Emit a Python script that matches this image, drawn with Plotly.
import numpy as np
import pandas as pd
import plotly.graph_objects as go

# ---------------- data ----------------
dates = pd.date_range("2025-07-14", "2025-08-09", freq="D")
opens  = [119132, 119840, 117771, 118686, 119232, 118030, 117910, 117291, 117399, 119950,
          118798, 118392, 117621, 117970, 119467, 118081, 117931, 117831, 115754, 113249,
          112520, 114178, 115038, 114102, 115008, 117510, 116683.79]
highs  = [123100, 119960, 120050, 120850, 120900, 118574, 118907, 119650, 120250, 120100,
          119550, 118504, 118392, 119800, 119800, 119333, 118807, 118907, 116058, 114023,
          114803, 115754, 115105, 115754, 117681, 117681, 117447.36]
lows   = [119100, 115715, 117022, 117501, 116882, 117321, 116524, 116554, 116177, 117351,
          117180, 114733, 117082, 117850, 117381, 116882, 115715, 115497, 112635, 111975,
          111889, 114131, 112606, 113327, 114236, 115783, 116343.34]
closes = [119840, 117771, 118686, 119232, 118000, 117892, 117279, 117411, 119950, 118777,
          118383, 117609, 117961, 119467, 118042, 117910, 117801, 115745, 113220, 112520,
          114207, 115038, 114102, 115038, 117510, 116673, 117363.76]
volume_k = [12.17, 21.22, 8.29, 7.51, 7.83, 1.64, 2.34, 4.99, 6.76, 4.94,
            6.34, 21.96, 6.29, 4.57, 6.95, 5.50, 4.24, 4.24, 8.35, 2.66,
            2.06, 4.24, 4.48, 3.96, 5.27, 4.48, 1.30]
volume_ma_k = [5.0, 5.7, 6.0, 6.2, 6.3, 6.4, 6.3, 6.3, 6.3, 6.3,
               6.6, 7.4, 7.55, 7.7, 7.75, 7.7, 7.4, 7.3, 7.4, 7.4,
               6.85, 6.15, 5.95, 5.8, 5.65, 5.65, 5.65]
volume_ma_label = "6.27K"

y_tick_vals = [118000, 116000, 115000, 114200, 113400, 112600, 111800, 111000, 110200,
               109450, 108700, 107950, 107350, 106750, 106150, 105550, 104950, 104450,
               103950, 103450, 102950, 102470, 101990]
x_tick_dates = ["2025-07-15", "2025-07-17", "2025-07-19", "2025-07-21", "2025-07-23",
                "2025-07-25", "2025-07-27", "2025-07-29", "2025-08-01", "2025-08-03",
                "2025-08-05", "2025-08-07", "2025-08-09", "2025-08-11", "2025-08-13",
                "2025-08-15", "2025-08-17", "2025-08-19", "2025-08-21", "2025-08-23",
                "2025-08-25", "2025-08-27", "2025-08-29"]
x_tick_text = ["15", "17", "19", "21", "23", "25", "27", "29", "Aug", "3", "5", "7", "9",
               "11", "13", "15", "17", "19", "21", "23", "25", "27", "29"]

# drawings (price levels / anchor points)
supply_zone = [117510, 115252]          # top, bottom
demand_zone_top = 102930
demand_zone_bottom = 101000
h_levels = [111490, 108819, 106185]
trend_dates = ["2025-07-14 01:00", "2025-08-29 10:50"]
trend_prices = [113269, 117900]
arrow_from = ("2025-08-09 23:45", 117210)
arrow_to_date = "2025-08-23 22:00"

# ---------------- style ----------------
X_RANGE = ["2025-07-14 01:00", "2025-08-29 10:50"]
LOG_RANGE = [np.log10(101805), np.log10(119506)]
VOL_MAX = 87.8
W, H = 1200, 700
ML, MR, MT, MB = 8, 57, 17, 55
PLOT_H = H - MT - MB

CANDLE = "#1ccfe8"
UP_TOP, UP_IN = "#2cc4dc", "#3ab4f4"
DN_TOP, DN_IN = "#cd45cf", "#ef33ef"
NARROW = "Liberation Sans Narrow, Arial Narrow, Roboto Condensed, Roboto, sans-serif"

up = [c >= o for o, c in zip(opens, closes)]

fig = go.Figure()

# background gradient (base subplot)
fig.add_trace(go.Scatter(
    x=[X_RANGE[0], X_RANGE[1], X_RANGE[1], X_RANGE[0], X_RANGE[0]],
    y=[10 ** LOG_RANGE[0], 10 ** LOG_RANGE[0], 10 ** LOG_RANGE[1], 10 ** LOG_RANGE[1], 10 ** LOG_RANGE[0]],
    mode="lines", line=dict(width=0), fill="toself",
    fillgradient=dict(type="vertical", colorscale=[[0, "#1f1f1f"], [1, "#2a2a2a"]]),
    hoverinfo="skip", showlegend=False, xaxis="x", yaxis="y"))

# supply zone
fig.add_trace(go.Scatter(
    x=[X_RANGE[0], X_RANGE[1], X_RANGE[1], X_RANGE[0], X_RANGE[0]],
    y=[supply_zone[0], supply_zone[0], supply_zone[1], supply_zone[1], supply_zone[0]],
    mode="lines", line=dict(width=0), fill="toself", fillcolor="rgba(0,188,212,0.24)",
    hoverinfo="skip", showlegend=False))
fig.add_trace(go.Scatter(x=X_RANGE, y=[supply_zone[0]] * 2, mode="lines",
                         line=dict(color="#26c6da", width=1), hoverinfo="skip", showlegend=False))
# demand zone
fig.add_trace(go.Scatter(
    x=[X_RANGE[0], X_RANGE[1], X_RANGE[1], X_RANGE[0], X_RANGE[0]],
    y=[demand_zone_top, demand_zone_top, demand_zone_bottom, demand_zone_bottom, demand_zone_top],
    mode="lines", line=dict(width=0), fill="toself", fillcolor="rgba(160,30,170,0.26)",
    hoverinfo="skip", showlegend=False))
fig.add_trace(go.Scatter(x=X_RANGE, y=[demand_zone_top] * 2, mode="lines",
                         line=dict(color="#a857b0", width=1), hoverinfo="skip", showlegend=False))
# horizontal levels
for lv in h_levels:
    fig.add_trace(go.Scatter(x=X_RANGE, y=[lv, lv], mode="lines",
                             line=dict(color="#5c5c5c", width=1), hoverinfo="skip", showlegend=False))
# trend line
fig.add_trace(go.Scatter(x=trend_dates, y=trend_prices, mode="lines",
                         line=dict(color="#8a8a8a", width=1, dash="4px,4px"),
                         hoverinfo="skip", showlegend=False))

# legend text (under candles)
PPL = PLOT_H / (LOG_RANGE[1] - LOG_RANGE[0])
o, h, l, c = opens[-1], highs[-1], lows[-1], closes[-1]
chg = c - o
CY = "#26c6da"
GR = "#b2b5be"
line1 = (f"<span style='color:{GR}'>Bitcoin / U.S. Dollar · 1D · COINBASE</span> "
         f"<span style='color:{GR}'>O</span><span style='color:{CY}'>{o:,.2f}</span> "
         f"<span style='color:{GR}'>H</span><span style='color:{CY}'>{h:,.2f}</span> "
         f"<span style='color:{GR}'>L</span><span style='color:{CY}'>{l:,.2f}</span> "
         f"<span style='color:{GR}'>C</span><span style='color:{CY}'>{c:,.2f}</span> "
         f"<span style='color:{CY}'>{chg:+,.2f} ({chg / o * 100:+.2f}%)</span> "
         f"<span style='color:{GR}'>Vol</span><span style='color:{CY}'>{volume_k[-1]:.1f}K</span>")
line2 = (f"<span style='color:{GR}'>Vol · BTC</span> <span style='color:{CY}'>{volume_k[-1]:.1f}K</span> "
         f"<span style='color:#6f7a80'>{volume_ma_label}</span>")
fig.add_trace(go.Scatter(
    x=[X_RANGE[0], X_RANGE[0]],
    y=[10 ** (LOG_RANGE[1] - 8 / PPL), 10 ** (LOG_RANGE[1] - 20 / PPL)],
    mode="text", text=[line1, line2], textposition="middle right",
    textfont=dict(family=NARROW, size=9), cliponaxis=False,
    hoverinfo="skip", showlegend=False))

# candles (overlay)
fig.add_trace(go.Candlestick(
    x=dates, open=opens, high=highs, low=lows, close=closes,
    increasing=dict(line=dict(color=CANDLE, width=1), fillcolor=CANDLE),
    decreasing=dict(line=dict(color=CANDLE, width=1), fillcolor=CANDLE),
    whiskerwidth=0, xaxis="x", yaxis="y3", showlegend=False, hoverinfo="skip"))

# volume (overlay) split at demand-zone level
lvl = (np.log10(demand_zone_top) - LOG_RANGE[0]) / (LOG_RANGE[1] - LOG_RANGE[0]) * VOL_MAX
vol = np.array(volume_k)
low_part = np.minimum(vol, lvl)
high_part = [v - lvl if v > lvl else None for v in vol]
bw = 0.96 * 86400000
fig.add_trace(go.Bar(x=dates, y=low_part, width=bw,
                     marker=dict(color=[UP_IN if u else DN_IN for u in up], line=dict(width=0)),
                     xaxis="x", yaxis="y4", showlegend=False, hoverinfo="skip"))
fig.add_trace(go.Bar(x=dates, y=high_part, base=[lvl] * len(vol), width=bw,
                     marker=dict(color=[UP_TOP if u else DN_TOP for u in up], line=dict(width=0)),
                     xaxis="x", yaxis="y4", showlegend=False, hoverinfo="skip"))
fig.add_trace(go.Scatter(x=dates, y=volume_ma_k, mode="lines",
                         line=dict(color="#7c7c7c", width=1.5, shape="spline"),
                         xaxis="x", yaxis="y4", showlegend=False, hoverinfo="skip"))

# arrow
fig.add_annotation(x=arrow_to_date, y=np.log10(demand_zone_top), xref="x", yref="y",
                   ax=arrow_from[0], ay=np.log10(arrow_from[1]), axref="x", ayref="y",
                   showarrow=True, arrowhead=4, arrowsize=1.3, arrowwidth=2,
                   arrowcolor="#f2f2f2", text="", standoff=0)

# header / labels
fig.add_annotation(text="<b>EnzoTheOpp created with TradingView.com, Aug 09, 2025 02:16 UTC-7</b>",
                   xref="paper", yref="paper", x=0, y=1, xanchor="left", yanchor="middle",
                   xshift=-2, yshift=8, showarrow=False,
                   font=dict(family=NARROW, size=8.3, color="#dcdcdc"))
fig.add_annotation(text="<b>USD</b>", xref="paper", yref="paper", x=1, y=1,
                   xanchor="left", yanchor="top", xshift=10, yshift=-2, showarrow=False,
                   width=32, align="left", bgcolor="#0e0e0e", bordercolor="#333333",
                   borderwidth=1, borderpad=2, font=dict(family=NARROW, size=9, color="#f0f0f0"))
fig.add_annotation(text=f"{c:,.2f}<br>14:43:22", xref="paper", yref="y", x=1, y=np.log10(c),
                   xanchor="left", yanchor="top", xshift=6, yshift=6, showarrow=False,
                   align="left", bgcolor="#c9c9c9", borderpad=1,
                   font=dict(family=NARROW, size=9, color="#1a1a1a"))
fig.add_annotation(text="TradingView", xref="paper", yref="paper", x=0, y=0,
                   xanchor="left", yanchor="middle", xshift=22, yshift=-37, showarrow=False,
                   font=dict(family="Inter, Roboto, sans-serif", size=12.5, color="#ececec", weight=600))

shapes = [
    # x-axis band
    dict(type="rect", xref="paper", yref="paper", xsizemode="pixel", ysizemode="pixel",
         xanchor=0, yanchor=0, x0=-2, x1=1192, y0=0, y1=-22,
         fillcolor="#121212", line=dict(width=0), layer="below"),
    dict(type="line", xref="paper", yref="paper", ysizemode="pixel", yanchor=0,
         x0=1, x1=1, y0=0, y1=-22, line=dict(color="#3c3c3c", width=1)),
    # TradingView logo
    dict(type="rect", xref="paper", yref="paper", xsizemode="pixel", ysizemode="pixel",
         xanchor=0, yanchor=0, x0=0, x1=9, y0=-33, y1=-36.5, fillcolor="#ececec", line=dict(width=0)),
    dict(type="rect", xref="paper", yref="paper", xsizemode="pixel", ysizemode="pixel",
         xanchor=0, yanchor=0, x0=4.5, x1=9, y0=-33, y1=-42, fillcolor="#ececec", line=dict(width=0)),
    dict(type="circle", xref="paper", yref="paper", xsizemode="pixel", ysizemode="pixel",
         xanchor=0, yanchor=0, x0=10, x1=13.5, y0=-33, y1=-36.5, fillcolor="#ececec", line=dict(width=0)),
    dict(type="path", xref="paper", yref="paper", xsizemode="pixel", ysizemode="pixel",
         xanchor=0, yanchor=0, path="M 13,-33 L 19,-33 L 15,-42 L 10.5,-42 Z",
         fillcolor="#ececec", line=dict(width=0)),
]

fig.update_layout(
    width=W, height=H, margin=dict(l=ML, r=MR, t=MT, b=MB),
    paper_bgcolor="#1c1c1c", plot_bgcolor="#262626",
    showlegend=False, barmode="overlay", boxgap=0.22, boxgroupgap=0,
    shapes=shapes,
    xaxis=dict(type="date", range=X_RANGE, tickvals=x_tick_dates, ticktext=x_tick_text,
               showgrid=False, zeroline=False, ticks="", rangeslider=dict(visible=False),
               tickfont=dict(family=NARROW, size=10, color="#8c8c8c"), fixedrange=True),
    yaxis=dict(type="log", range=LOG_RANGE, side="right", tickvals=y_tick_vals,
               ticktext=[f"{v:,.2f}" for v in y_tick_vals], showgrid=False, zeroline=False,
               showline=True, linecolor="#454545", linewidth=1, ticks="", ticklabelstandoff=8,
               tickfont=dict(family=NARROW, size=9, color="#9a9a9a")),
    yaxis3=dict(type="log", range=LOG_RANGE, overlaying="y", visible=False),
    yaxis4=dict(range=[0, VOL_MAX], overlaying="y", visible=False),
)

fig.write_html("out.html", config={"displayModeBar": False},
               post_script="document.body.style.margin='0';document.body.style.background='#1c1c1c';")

━━━

_Task to carry out_. Each line from the start of the listing above through the line containing "import plotly.graph_objects as go" should be copied exactly, please, with no other lines added.

_Solution below_.
Emit a Python script that matches this image, drawn with Plotly.
import numpy as np
import pandas as pd
import plotly.graph_objects as go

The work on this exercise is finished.